It’s not just Olympic gold medal-winner Nick Skelton who has been breaking equestrian new ground for the over-50s.
At the age of 52, sports journalist Marcus Townsend, the Daily Mail‘s racing correspondent, has ridden in his first horse race.
Townsend may have finished sixth and last at Windsor on Saturday evening, but he is leading in the charity stakes, having raised more than £8,000 for HEROS – the Homing Ex-Racehorses Organisation Scheme.
“Perhaps not surprisingly, the telephone did not ring on Sunday with an enquiry from a trainer asking whether I was free to ride on Tuesday,” Townsend wrote in his Mail column the day after his racing debut.
“Apart from a few reluctant sits on a pony in my early teens, I as a non-rider was not even worthy of the term ‘novice’ when I went to my local riding school in October 2015,” Townsend said.
Townsend needed to lose more than 2 stones to be able to take part in the charity race. “Standard mid-life crisis stuff!” as he described it.
With sessions at the British Racing School in Newmarket, coaching from Michael Hills, the 1996 Derby winning jockey, and riding out on Moon Trip, his race mount, at Geoffrey Deacon’s stables at Compton, near Lambourn, Townsend got himself into good enough shape to take part, despite at least one bad fall which left him battered and bruised.

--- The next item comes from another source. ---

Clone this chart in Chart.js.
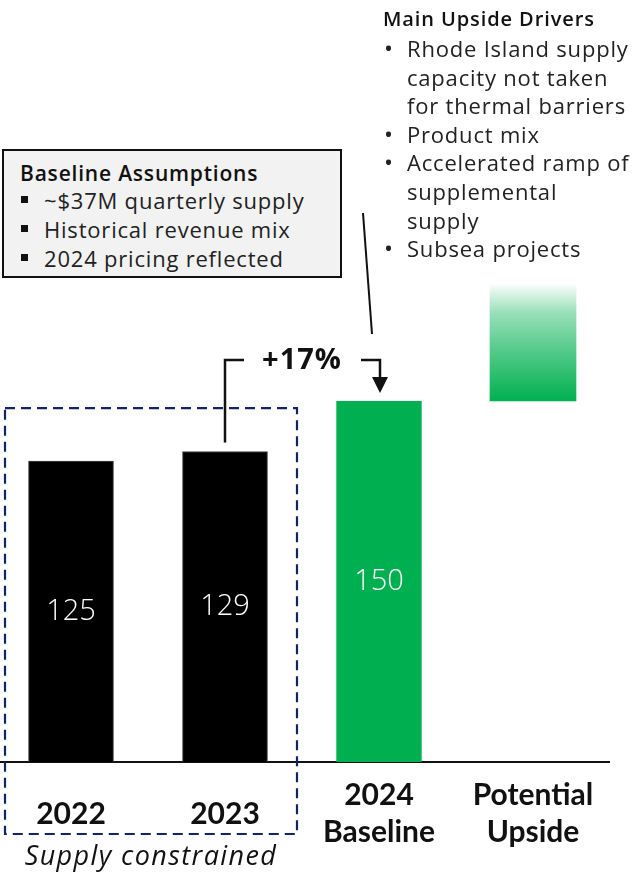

“This is the hardest thing I have ever done and I am not even including my regular 4.45am wake-up alarms to get me out of bed and around the M25 before it gets too busy so I can make it down to Compton,” Townsend said.
Townsend’s chosen charity, HEROS, was formed in 2006, and helps to re-train and re-home racehorses so that they can have a productive and enjoyable life when their racing days are over.
Of the race itself, Townsend said that it all passed in a blur, and that, with his jockey putting up some overweight, “Poor Moon Trip was handicapped out of it.”
But Townsend added: “It was a privilege for me to mix with the likes of Frankie Dettori, Jim Crowley and Willy Twiston-Davies in the weighing room and race alongside rivals, three of whom work full-time for trainers.
“In one way I feel a little guilty. My job gave me the contacts to ride and to secure help and a mount in Saturday’s race. There are loads of stable staff vastly more competent than me — they are the backbone of the sport and would love the chance to race just once, fulfilling lifetime ambitions.”